Wednesday, April 19, 2017
SCOTUS Hears Oral Arguments in Trinity Lutheran Church Free Exercise Challenge
The nine Justice Court heard oral arguments this morning in Trinity Lutheran Church of Columbia, Mo. v. Comer, involving a First Amendment Free Exercise Clause challenge to a denial of state funding that was based on Missouri's state constitutional provision prohibiting any state funds from being awarded to religious organizations.
The state Department of Natural Resources had denied the grant application of Trinity Lutheran Church for funds to purchase of recycled tires to resurface its preschool playground. The state officials had reasoned that supplying such funds would violate the state constitutional provision, a provision often called a Blaine Amendment, and which the attorney for Trinity Lutheran Church noted was often rooted in "anti-Catholic bigotry." In upholding the Missouri denial of resources the Eighth Circuit had relied in part on Locke v. Davey (2004), in which "the Court upheld State of Washington statutes and constitutional provisions that barred public scholarship aid to post-secondary students pursuing a degree in theology." For the Eighth Circuit, "while there is active academic and judicial debate about the breadth of the decision, we conclude that Locke" supported circuit precedent that foreclosed the challenge to the Missouri state constitutional provision.

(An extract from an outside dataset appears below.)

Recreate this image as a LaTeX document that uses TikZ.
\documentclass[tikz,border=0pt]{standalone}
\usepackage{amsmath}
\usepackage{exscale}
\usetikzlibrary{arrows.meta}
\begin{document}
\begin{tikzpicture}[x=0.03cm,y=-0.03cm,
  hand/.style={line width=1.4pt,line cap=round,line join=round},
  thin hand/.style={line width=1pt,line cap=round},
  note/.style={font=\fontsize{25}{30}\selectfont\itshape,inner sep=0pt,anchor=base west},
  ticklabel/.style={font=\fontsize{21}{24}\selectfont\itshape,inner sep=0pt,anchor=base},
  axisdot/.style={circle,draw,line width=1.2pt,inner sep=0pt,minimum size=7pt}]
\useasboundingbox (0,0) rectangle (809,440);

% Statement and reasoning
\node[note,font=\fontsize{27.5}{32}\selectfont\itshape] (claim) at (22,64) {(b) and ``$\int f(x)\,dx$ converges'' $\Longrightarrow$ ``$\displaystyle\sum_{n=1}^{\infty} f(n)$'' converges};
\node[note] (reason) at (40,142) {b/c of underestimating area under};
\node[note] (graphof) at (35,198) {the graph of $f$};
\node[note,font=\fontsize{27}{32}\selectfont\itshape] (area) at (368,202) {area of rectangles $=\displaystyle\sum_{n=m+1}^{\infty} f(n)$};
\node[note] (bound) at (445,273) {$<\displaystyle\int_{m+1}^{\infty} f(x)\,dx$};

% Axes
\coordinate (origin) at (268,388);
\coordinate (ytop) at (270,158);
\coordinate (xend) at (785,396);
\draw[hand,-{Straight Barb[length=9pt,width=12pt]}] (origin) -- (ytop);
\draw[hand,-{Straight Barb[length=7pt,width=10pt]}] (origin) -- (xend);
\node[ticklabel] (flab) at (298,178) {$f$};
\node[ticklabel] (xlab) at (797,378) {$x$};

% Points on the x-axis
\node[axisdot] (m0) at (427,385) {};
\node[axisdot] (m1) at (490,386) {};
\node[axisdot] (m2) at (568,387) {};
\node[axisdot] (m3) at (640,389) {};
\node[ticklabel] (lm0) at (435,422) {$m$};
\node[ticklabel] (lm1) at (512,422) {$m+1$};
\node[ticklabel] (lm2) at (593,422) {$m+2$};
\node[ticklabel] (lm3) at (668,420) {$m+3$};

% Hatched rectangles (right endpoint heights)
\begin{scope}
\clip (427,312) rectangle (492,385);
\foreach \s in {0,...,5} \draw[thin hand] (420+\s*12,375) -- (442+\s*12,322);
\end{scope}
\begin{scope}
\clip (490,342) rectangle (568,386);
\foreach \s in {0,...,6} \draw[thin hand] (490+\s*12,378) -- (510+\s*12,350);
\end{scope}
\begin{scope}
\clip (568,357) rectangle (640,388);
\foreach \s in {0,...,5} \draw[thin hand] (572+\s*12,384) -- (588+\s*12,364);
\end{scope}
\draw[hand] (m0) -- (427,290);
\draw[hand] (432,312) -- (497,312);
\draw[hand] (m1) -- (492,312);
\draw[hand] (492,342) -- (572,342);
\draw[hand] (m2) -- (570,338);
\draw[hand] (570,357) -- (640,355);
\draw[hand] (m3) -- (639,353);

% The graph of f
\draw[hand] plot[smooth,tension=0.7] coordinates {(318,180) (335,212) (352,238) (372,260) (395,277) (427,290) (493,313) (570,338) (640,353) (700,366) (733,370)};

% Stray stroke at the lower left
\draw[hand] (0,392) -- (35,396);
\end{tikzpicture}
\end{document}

Locke v. Davey arose frequently in the argument. The attorney for the church argued that Locke's "play in the joints" was pertinent, but distinguished the program in Locke as being more inclusive of religion. Justice Kennedy seemed to distinguish Locke v. Davey, stating that "this is quite different than Locke, because this is a status-based statute." Later, Chief Justice Roberts broached Locke, in a colloquy with James Layton, representing Missouri, who argued that Locke was a closer case than the present one because here the state's money was a "direct payment" to the church rather a scholarship to a student as in Locke. But Justice Kagan, evoking Locke, seemed troubled by Missouri's argument:
JUSTICE KAGAN: But here's the deal. You're right that this is a selective program. It's not a general program in which everybody gets money. But still the question is whether some people can be disentitled from applying to that program and from receiving that money if they are qualified based on other completely nonreligious attributes, and they're disqualified solely because they are a religious institution doing religious things. Even though they're not --they could --they could promise you, we're not going to do religious things on this playground surface, and you're still saying, well, no, you --you can't get the money.

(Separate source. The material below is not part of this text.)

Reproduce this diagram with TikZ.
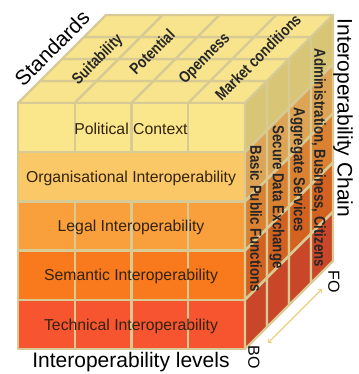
\documentclass[tikz,border=0pt]{standalone}
\usepackage{fontspec}
\setmainfont{Liberation Sans}
\definecolor{topc}{HTML}{F8E48C}
\definecolor{cellline}{HTML}{D8CA94}
\definecolor{polit}{HTML}{FAE78C}
\definecolor{organ}{HTML}{FBC868}
\definecolor{legal}{HTML}{F9A03C}
\definecolor{seman}{HTML}{F87A1C}
\definecolor{techn}{HTML}{F65530}
\definecolor{sidea}{HTML}{D8C676}
\definecolor{sideb}{HTML}{DCA454}
\definecolor{sidec}{HTML}{DB8232}
\definecolor{sided}{HTML}{D3611F}
\definecolor{sidee}{HTML}{C94628}
\definecolor{labtext}{HTML}{33230F}
\definecolor{arrowc}{HTML}{EDCF80}

\begin{document}
\begin{tikzpicture}[x=1pt,y=1pt,
  cell/.style={draw=cellline,line width=2.4pt,line join=round},
  rowlab/.style={text=labtext,font=\fontsize{15.8}{18}\selectfont},
  boldlab/.style={text=black!85,inner sep=0pt,font=\fontsize{16}{18}\selectfont\bfseries},
  outlab/.style={font=\fontsize{21}{24}\selectfont}]
\useasboundingbox (0,0) rectangle (358,374);

% top face
\foreach \c in {0,1,2,3}
\foreach \k in {0,1,2,3}
\filldraw[cell,fill=topc] (18+\c*56.75+\k*22,271+\k*22) -- ++(56.75,0) -- ++(22,22) -- ++(-56.75,0) -- cycle;

% front face
\foreach \r/\fc in {0/polit,1/organ,2/legal,3/seman,4/techn}
\foreach \c in {0,1,2,3}
\filldraw[cell,fill=\fc] (18+\c*56.75,271-\r*49.2) rectangle ++(56.75,-49.2);
\filldraw[cell,fill=organ] (18,271-49.2) rectangle ++(227,-49.2);

% right face
\foreach \r/\sc in {0/sidea,1/sideb,2/sidec,3/sided,4/sidee}
\foreach \k in {0,1,2,3}
\filldraw[cell,fill=\sc] (245+\k*22,271-\r*49.2+\k*22) -- ++(22,22) -- ++(0,-49.2) -- ++(-22,-22) -- cycle;

% levels
\node[rowlab] (political) at (131,245) {Political Context};
\node[rowlab] (organisational) at (131,196) {Organisational Interoperability};
\node[rowlab] (legal) at (131,147) {Legal Interoperability};
\node[rowlab] (semantic) at (131,98) {Semantic Interoperability};
\node[rowlab] (technical) at (131,48) {Technical Interoperability};

% standards
\node[boldlab,rotate=45] (suitability) at (98,314) {\scalebox{0.83}[1]{Suitability}};
\node[boldlab,rotate=45] (potential) at (152,322) {\scalebox{0.83}[1]{Potential}};
\node[boldlab,rotate=45] (openness) at (205,315) {\scalebox{0.83}[1]{Openness}};
\node[boldlab,rotate=45] (market) at (258,317) {\scalebox{0.83}[1]{Market conditions}};

% chain
\node[boldlab,rotate=-90] (basic) at (256,155) {\scalebox{0.83}[1]{Basic Public Functions}};
\node[boldlab,rotate=-90] (secure) at (277,177) {\scalebox{0.83}[1]{Secure Data Exchange}};
\node[boldlab,rotate=-90] (aggregate) at (298,204) {\scalebox{0.83}[1]{Aggregate Services}};
\node[boldlab,rotate=-90] (admin) at (319,216) {\scalebox{0.83}[1]{Administration, Business, Citizens}};

% axis names
\node[outlab,rotate=45] (standards) at (52,326) {Standards};
\node[outlab,rotate=-90] (chain) at (343,256) {Interoperability Chain};
\node[outlab] (levels) at (131,12) {Interoperability levels};
\node[font=\fontsize{16}{18}\selectfont,rotate=-90] (fo) at (334,92) {FO};
\node[font=\fontsize{16}{18}\selectfont,rotate=-90] (bo) at (254,17) {BO};
\coordinate (boend) at (268,31);
\coordinate (foend) at (322,85);
\draw[line width=1.2pt,<->,arrowc] (boend) -- (foend);
\end{tikzpicture}
\end{document}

Soon thereafter, Justice Kagan stated:
JUSTICE KAGAN: But I don't understand -I --I think I understand how the States' interests might differ some, but essentially this is a program open to everyone. Happens to be a competitive program, but everyone is open to compete on various neutral terms, and you're depriving one set of actors from being able to compete in the same way everybody else can compete because of their religious identification.

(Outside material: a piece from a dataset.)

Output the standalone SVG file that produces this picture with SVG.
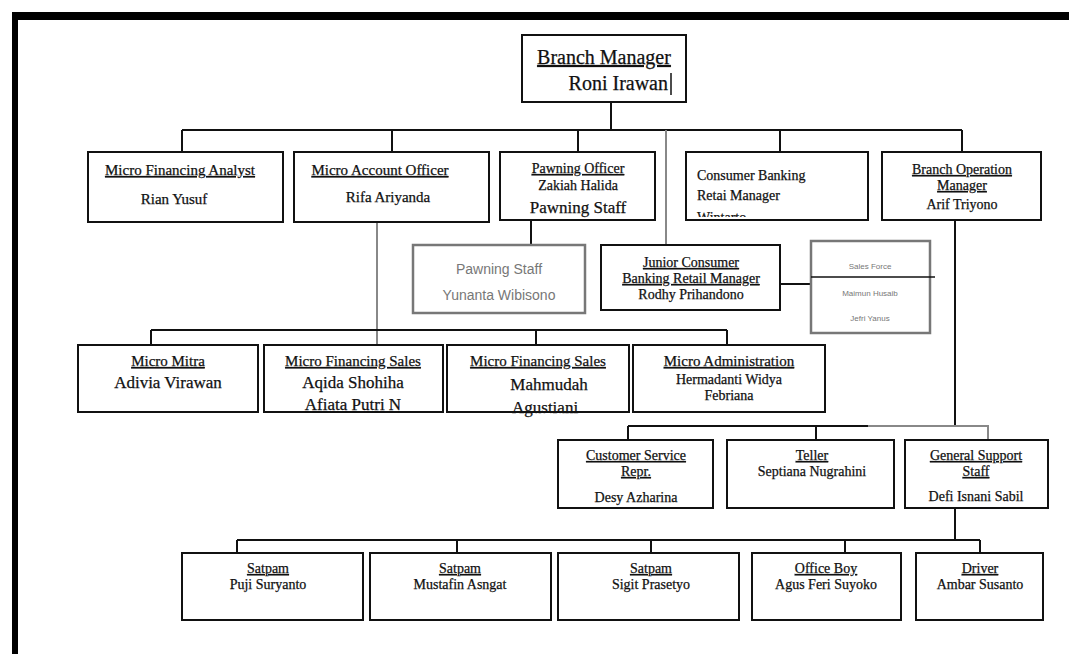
<svg xmlns="http://www.w3.org/2000/svg" width="1069" height="654" viewBox="0 0 1069 654">
<style>
.box{fill:#fff;stroke:#111;stroke-width:2}
.gbox{fill:#fff;stroke:#777;stroke-width:2.5}
.t{font-family:"Liberation Serif","Times New Roman",serif;font-size:14px;fill:#111;text-anchor:middle;stroke:#111;stroke-width:0.25}
.u{text-decoration:underline}
.big{font-size:17px}
.g{font-family:"Liberation Sans",Arial,sans-serif;fill:#777;text-anchor:middle}
.ln{stroke:#111;stroke-width:2;fill:none}
.gl{stroke:#888;stroke-width:2;fill:none}
</style>
<defs>
<clipPath id="cbclip"><rect x="686" y="152" width="182" height="65"/></clipPath>
</defs>
<rect x="0" y="0" width="1069" height="654" fill="#fff"/>
<!-- frame -->
<rect x="12" y="12" width="1057" height="8" fill="#000"/>
<rect x="12" y="12" width="6" height="642" fill="#000"/>

<g id="connectors">
<path class="ln" d="M611 102V130M182 130H962M182 130V152M392 130V152M578 130V152M780 130V152M962 130V152"/>
<path class="gl" d="M666 130V245"/>
<path class="ln" d="M531 220V245"/>
<path class="ln" d="M780 284H811"/>
<path class="gl" d="M377 222V345"/>
<path class="ln" d="M151 330H727M151 330V345M536 330V345M727 330V345"/>
<path class="ln" d="M955 220V426M628 426H868M628 426V440M816 426V440"/>
<path class="gl" d="M868 426H988V440"/>
<path class="ln" d="M955 508V540M237 540H980M237 540V553M457 540V553M651 540V553M845 540V553M980 540V553"/>
</g>

<g id="branch-manager">
<rect class="box" x="522" y="35" width="164" height="67"/>
<text class="t u" x="604" y="64" style="font-size:20px">Branch Manager</text>
<text class="t" x="668" y="90" style="font-size:20px;text-anchor:end">Roni Irawan</text>
<line x1="671" y1="73" x2="671" y2="95" stroke="#111" stroke-width="1.5"/>
</g>

<g id="micro-financing-analyst">
<rect class="box" x="88" y="152" width="195" height="70"/>
<text class="t u" x="180" y="175" style="font-size:15px">Micro Financing Analyst</text>
<text class="t" x="174" y="204" style="font-size:15px">Rian Yusuf</text>
</g>

<g id="micro-account-officer">
<rect class="box" x="294" y="152" width="195" height="70"/>
<text class="t u" x="380" y="175" style="font-size:15px">Micro Account Officer</text>
<text class="t" x="388" y="202" style="font-size:15px">Rifa Ariyanda</text>
</g>

<g id="pawning-officer">
<rect class="box" x="500" y="152" width="155" height="68"/>
<text class="t u" x="578" y="173">Pawning Officer</text>
<text class="t" x="578" y="190">Zakiah Halida</text>
<text class="t big" x="578" y="213">Pawning Staff</text>
</g>

<g id="consumer-banking">
<rect class="box" x="686" y="152" width="182" height="68"/>
<g clip-path="url(#cbclip)">
<text class="t" x="697" y="180" style="text-anchor:start">Consumer Banking</text>
<text class="t" x="697" y="200" style="text-anchor:start">Retai Manager</text>
<text class="t" x="697" y="222" style="text-anchor:start">Wintarto</text>
</g>
</g>

<g id="branch-operation-manager">
<rect class="box" x="882" y="152" width="159" height="68"/>
<text class="t u" x="962" y="174">Branch Operation</text>
<text class="t u" x="962" y="190">Manager</text>
<text class="t" x="962" y="209">Arif Triyono</text>
</g>

<g id="pawning-staff">
<rect class="gbox" x="413" y="245" width="172" height="68"/>
<text class="g" x="499" y="274" style="font-size:14px">Pawning Staff</text>
<text class="g" x="499" y="300" style="font-size:14px">Yunanta Wibisono</text>
</g>

<g id="junior-consumer">
<rect class="box" x="601" y="245" width="179" height="65"/>
<text class="t u" x="691" y="267">Junior Consumer</text>
<text class="t u" x="691" y="283">Banking Retail Manager</text>
<text class="t" x="691" y="299">Rodhy Prihandono</text>
</g>

<g id="sales-force">
<rect class="gbox" x="811" y="241" width="119" height="92"/>
<line x1="811" y1="277" x2="935" y2="277" stroke="#111" stroke-width="1.5"/>
<text class="g" x="870" y="269" style="font-size:8px">Sales Force</text>
<text class="g" x="870" y="296" style="font-size:8px">Maimun Husaib</text>
<text class="g" x="870" y="321" style="font-size:8px">Jefri Yanus</text>
</g>

<g id="micro-mitra">
<rect class="box" x="78" y="345" width="180" height="67"/>
<text class="t u" x="168" y="366" style="font-size:15px">Micro Mitra</text>
<text class="t big" x="168" y="388">Adivia Virawan</text>
</g>

<g id="micro-financing-sales-1">
<rect class="box" x="264" y="345" width="179" height="67"/>
<text class="t u" x="353" y="366" style="font-size:15px">Micro Financing Sales</text>
<text class="t big" x="353" y="388">Aqida Shohiha</text>
<text class="t big" x="353" y="410">Afiata Putri N</text>
</g>

<g id="micro-financing-sales-2">
<rect class="box" x="447" y="345" width="182" height="67"/>
<text class="t u" x="538" y="366" style="font-size:15px">Micro Financing Sales</text>
<text class="t big" x="549" y="390">Mahmudah</text>
<text class="t big" x="512" y="413" style="text-anchor:start">Agustiani</text>
</g>

<g id="micro-administration">
<rect class="box" x="633" y="345" width="192" height="67"/>
<text class="t u" x="729" y="366" style="font-size:15px">Micro Administration</text>
<text class="t" x="729" y="384">Hermadanti Widya</text>
<text class="t" x="729" y="400">Febriana</text>
</g>

<g id="customer-service">
<rect class="box" x="558" y="440" width="155" height="68"/>
<text class="t u" x="636" y="460">Customer Service</text>
<text class="t u" x="636" y="476">Repr.</text>
<text class="t" x="636" y="502">Desy Azharina</text>
</g>

<g id="teller">
<rect class="box" x="727" y="440" width="167" height="68"/>
<text class="t u" x="812" y="460">Teller</text>
<text class="t" x="812" y="476">Septiana Nugrahini</text>
</g>

<g id="general-support">
<rect class="box" x="905" y="440" width="143" height="68"/>
<text class="t u" x="976" y="460">General Support</text>
<text class="t u" x="976" y="476">Staff</text>
<text class="t" x="976" y="501">Defi Isnani Sabil</text>
</g>

<g id="satpam-1">
<rect class="box" x="182" y="553" width="181" height="67"/>
<text class="t u" x="268" y="573">Satpam</text>
<text class="t" x="268" y="589">Puji Suryanto</text>
</g>

<g id="satpam-2">
<rect class="box" x="370" y="553" width="181" height="67"/>
<text class="t u" x="460" y="573">Satpam</text>
<text class="t" x="460" y="589">Mustafin Asngat</text>
</g>

<g id="satpam-3">
<rect class="box" x="558" y="553" width="181" height="67"/>
<text class="t u" x="651" y="573">Satpam</text>
<text class="t" x="651" y="589">Sigit Prasetyo</text>
</g>

<g id="office-boy">
<rect class="box" x="752" y="553" width="149" height="67"/>
<text class="t u" x="826" y="573">Office Boy</text>
<text class="t" x="826" y="589">Agus Feri Suyoko</text>
</g>

<g id="driver">
<rect class="box" x="916" y="553" width="127" height="67"/>
<text class="t u" x="980" y="573">Driver</text>
<text class="t" x="980" y="589">Ambar Susanto</text>
</g>
</svg>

Layton, representing the State, also had his own status and the status of the litigation to discuss.
[Sotomayor]: Mr. Layton, I'm --I'm --I know the Court is very grateful that you took up the request of the Missouri Attorney General to defend the old position, but I --I am worried about the, if not the mootness, the adversity in this case. If the Attorney General is in favor of the position that your adversary is taking, isn't his appointment of you creating adversity that doesn't exist?
MR. LAYTON: Well, I don't know the answer to that --that, but let me --let me give some of the factual background here.
The Attorney General himself is recused because he actually appears on one of the briefs on the other side. The first assistant in this instance is the Acting Attorney General, and the Acting Attorney General, at a time before governor --the governor gave his new instruction, asked me to defend the position, because at that point, it was still the position of the State, and was not being disavowed.JUSTICE SOTOMAYOR: Well, but that's the question. It doesn't appear to be the position of the State right now. Reading through the lines of the Acting Attorney General to us, it doesn't appear that he believes that you're taking the right position.
The problem of whether the case is moot because the Governor of Missouri announced this week a change of policy was the subject of a Court instruction to the attorneys to respond by letter regarding the issue. It dominated very little of the discussion, but Chief Justice Roberts did ask this:
CHIEF JUSTICE ROBERTS: You --do you agree that this --this Court's voluntary cessation policies apply to the mootness question?
MR. LAYTON: I agree . . .
Justice Gorsuch, new to the bench this week, then brought the matter back to the substantive issue.
Whether or not the Court will dismiss the case or rule on the merits was not evident from the oral argument, although it did seem as if there was not much enthusiasm for Missouri's now-previous position that prevailed in the Eighth Circuit.